=== RAW DATA ===
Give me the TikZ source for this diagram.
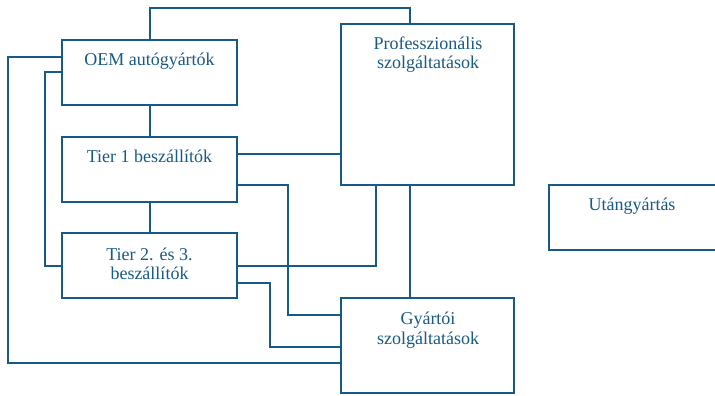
\documentclass[tikz,border=0pt]{standalone}
\usepackage{fontspec}
\setmainfont{Liberation Serif}
\newfontfamily\lblfont{Liberation Serif}
\definecolor{linec}{RGB}{24,90,134}
\begin{document}
\begin{tikzpicture}[x=1pt,y=-1pt,
  box/.style={draw=linec, line width=2pt, fill=white},
  lbl/.style={text=linec, font=\lblfont\fontsize{18}{20}\selectfont, align=center, anchor=base, inner sep=0pt},
  conn/.style={draw=linec, line width=2pt, line join=miter}]
\useasboundingbox (0,0) rectangle (715,396);
% box corners
\coordinate (oemNW) at (62,40);   \coordinate (oemSE) at (237,105);
\coordinate (t1NW) at (62,137);   \coordinate (t1SE) at (237,202);
\coordinate (t2NW) at (62,233);   \coordinate (t2SE) at (237,298);
\coordinate (prNW) at (341,24);   \coordinate (prSE) at (514,185);
\coordinate (utNW) at (549,185);  \coordinate (utSE) at (722,250);
\coordinate (gyNW) at (341,298);  \coordinate (gySE) at (514,393);
% connectors (drawn first)
\coordinate (c1) at (150,8);
\coordinate (c2) at (410,8);
\draw[conn] (150,40) -- (c1) -- (c2) -- (410,24);
\draw[conn] (62,57) -- (8,57) -- (8,363) -- (341,363);
\draw[conn] (62,72) -- (45,72) -- (45,266) -- (62,266);
\draw[conn] (150,105) -- (150,137);
\draw[conn] (150,202) -- (150,233);
\draw[conn] (237,154) -- (341,154);
\draw[conn] (237,185) -- (288,185) -- (288,315) -- (341,315);
\draw[conn] (237,266) -- (376,266) -- (376,185);
\draw[conn] (237,283) -- (270,283) -- (270,347) -- (341,347);
\draw[conn] (410,185) -- (410,298);
% boxes
\draw[box] (oemNW) rectangle (oemSE);
\draw[box] (t1NW) rectangle (t1SE);
\draw[box] (t2NW) rectangle (t2SE);
\draw[box] (prNW) rectangle (prSE);
\draw[box] (utNW) rectangle (utSE);
\draw[box] (gyNW) rectangle (gySE);
% labels
\node[lbl] (oemT) at (149.5,66) {OEM autógyártók};
\node[lbl] (t1T) at (149.5,162) {Tier 1 beszállítók};
\node[lbl] (t2T) at (149.5,260) {Tier 2. és 3.};
\node[lbl] (t2T2) at (149.5,279) {beszállítók};
\node[lbl] (prT) at (428,50) {Professzionális};
\node[lbl] (prT2) at (428,69) {szolgáltatások};
\node[lbl] (utT) at (632,210) {Utángyártás};
\node[lbl] (gyT) at (428,324) {Gyártói};
\node[lbl] (gyT2) at (428,344) {szolgáltatások};
\end{tikzpicture}
\end{document}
===
» **PROBLEM DESCRIPTION**
Restate the listing above word for word, and skip the pictures.

» **FULL RESPONSE**
Give me the TikZ source for this diagram.
\documentclass[tikz,border=0pt]{standalone}
\usepackage{fontspec}
\setmainfont{Liberation Serif}
\newfontfamily\lblfont{Liberation Serif}
\definecolor{linec}{RGB}{24,90,134}
\begin{document}
\begin{tikzpicture}[x=1pt,y=-1pt,
  box/.style={draw=linec, line width=2pt, fill=white},
  lbl/.style={text=linec, font=\lblfont\fontsize{18}{20}\selectfont, align=center, anchor=base, inner sep=0pt},
  conn/.style={draw=linec, line width=2pt, line join=miter}]
\useasboundingbox (0,0) rectangle (715,396);
% box corners
\coordinate (oemNW) at (62,40);   \coordinate (oemSE) at (237,105);
\coordinate (t1NW) at (62,137);   \coordinate (t1SE) at (237,202);
\coordinate (t2NW) at (62,233);   \coordinate (t2SE) at (237,298);
\coordinate (prNW) at (341,24);   \coordinate (prSE) at (514,185);
\coordinate (utNW) at (549,185);  \coordinate (utSE) at (722,250);
\coordinate (gyNW) at (341,298);  \coordinate (gySE) at (514,393);
% connectors (drawn first)
\coordinate (c1) at (150,8);
\coordinate (c2) at (410,8);
\draw[conn] (150,40) -- (c1) -- (c2) -- (410,24);
\draw[conn] (62,57) -- (8,57) -- (8,363) -- (341,363);
\draw[conn] (62,72) -- (45,72) -- (45,266) -- (62,266);
\draw[conn] (150,105) -- (150,137);
\draw[conn] (150,202) -- (150,233);
\draw[conn] (237,154) -- (341,154);
\draw[conn] (237,185) -- (288,185) -- (288,315) -- (341,315);
\draw[conn] (237,266) -- (376,266) -- (376,185);
\draw[conn] (237,283) -- (270,283) -- (270,347) -- (341,347);
\draw[conn] (410,185) -- (410,298);
% boxes
\draw[box] (oemNW) rectangle (oemSE);
\draw[box] (t1NW) rectangle (t1SE);
\draw[box] (t2NW) rectangle (t2SE);
\draw[box] (prNW) rectangle (prSE);
\draw[box] (utNW) rectangle (utSE);
\draw[box] (gyNW) rectangle (gySE);
% labels
\node[lbl] (oemT) at (149.5,66) {OEM autógyártók};
\node[lbl] (t1T) at (149.5,162) {Tier 1 beszállítók};
\node[lbl] (t2T) at (149.5,260) {Tier 2. és 3.};
\node[lbl] (t2T2) at (149.5,279) {beszállítók};
\node[lbl] (prT) at (428,50) {Professzionális};
\node[lbl] (prT2) at (428,69) {szolgáltatások};
\node[lbl] (utT) at (632,210) {Utángyártás};
\node[lbl] (gyT) at (428,324) {Gyártói};
\node[lbl] (gyT2) at (428,344) {szolgáltatások};
\end{tikzpicture}
\end{document}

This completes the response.